Women’s 20 k Freestyle Pursuit
In this recently-arrived age of World Cup distance equality, the women—like the men—raced six laps of a 3.3 kilometer course. Temperatures in Oberstdof continued to rise throughout the day, with thermometers hovering around 48 degrees by the time the Women’s 20 k Freestyle Pursuit began. Staged a few hours after the Men’s Pursuit race, the Women’s 20 k Pursuit developed into a harder-hitting affair. Racers in the women’s field raced like they had more to protect today . . . with a small chase group forming in pursuit of early leader, Karlsson. Karlsson, herself, appeared indecisive in the early kilometers: she seemed to question whether or not to drive her advantage, or to wait for the chasers? Unlike Klaebo (who won the day’s men’s pursuit by waiting for chasers, and sprinting at the end), Karlsson is not a dominant field-sprinter, so if she allowed the chasers to catch her, she’d be likely to surrender the race win (along with her time-advantage in the overall). Her choice was not an easy one . . . but if the chase group grew no larger than three racers, Karlsson knew she might have a chance to hold them off. After two kilometers of ambivalent pacing, Karlsson seemed to decide to forge ahead, and to test her own limits against the 20 k distance.
While Karlsson entered the Pursuit with a 20 second lead in the overall standings, the story of the day may have been Jessie Diggins and her American teammates. Diggins and Kern moved steadily up through their group, with Diggins having made up 20 spots by the end of the second lap. As Kern faded, Diggins drove toward the chase group (leading with Patricia Eiduka (LAT), and Lotta Udnes Weng (NOR). Together, they caught on to the Brennan/Urevec/Hennig group at 14 k, forming a group of eleven that continued in pursuit of the leaders.
At seven kilometers, Karlsson was caught by the chasers (Parmakoski, T. Weng, and Anne Kjersti Kalvaa), perhaps a cause for concern that she had used too much energy in attempting to hold them off. This group of four stayed together through the halfway mark with Parmakoski doing most of the pace making, and Kalvaa seeming vulnerable at the rear. With a minute lead over the chase group, they were in no danger of being caught, though their pace proved too hot for Kalvaa who was dropped at 11 kilometers. One kilometer later, Parmakoski (with Karlsson in tow) dropped T. Weng, and the lead group was reduced to two. They proceeded to open a considerable gap over the next few kilometers—ten seconds, twenty, forty, sixty. The race at the front would only involve Karlsson and Parmakoski.

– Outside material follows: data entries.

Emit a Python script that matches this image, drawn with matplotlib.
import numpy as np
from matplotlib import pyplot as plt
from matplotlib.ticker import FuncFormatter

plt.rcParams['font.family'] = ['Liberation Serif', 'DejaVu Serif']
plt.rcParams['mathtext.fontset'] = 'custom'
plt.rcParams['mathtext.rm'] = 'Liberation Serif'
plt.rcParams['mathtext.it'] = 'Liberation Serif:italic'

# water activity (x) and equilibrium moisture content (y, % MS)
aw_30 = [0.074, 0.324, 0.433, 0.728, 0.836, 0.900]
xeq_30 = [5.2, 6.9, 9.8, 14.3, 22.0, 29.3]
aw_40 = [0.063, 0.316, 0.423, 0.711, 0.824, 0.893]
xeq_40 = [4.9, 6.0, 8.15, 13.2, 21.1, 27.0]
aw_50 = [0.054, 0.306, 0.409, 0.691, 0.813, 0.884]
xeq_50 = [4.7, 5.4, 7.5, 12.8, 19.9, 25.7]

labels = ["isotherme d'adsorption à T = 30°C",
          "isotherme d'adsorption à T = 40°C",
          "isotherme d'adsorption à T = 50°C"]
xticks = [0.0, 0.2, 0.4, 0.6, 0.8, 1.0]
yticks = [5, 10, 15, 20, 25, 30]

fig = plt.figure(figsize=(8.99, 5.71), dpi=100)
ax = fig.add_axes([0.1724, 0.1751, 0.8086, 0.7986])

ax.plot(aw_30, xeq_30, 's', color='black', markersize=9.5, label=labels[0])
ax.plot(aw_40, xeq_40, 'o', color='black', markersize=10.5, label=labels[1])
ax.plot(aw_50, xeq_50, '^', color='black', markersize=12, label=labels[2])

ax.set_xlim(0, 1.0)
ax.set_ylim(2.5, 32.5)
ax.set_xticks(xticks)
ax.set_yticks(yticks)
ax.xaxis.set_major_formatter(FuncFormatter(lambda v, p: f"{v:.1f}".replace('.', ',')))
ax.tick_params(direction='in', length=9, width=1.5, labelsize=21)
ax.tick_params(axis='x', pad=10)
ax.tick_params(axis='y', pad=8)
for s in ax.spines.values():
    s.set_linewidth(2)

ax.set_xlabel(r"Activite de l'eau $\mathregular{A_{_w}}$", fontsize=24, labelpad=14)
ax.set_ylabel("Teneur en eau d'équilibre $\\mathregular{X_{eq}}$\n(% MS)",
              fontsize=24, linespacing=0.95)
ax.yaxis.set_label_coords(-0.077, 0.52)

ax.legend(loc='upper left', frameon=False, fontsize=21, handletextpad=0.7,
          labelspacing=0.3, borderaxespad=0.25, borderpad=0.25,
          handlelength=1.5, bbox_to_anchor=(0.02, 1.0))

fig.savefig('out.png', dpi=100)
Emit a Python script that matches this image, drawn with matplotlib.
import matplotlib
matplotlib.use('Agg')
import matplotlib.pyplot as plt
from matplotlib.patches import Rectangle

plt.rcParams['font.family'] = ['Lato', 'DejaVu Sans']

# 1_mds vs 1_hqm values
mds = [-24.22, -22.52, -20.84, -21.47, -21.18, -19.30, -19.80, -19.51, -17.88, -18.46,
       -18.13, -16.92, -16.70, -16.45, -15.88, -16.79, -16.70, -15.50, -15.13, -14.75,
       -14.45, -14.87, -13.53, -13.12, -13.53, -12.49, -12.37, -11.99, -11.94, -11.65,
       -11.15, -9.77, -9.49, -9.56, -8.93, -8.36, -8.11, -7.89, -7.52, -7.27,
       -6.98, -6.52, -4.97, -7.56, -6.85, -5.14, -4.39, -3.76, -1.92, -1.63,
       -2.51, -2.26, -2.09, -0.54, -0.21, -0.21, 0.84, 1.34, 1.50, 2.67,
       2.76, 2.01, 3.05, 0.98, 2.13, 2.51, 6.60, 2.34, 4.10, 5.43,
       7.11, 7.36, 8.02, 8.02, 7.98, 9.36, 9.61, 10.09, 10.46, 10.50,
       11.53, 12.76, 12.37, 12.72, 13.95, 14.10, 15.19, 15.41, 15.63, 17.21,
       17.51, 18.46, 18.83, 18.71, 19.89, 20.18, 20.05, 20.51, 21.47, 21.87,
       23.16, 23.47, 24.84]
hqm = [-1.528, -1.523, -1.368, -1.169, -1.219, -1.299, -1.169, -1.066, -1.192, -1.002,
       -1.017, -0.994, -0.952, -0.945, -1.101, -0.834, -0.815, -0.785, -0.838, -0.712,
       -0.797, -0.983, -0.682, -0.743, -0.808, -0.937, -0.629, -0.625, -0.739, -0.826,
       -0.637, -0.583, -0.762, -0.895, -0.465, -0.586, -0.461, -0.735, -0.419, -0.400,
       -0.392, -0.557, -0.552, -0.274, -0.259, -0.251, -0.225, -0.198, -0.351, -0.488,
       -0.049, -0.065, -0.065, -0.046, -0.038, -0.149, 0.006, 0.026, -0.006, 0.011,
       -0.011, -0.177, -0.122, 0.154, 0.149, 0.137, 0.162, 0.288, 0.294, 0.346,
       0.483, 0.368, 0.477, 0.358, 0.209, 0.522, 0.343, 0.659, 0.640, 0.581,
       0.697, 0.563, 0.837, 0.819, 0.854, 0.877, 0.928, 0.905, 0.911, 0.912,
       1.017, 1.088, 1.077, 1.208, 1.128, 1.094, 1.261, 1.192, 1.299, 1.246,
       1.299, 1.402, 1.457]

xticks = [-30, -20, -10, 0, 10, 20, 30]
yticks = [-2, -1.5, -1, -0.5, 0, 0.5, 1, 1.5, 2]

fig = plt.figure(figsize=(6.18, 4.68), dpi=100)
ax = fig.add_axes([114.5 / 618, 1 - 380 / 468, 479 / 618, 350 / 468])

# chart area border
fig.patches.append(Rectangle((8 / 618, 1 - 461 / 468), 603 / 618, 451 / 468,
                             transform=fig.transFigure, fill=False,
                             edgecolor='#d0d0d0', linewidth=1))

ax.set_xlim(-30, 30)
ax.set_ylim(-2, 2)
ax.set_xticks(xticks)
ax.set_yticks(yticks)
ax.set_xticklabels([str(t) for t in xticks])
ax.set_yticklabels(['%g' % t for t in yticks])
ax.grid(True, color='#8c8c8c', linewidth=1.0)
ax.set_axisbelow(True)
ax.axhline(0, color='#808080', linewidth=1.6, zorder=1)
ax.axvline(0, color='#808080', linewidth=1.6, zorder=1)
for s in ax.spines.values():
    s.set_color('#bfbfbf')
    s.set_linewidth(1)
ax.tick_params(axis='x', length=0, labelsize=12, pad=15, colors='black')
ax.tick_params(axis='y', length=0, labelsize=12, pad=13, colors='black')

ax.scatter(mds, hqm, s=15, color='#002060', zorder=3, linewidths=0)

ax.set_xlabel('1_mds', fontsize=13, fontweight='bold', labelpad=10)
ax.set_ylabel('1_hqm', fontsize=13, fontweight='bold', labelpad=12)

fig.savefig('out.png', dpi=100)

Karlsson made her move up the final big climb, opening an 11 second gap over Parmakoski at the 18.6 kilometer mark. That would be enough for Karlsson to claim the win. Parmakoski crossed the line soon after for second. Behind them, Kalvaa and T. Weng tangled as Kalvaa put a pole between her own skis, but they were not slowed enough to allow the larger chase group to catch them. Kalvaa led up the final uphill near the stadium, but T. Weng was able to slingshot past her on the downhill to capture third.
Karlsson’s win in the Freestyle Pursuit extended her lead in the overall Tour De Ski standings, though Karlsson, T. Weng, Kalvaa, and Niskanen, all sit within 40 seconds of each other. With three stages remaining, much is still left to be decided, including a daunting climb up the Alpe de Cermis in Val di Fiemme, Italy.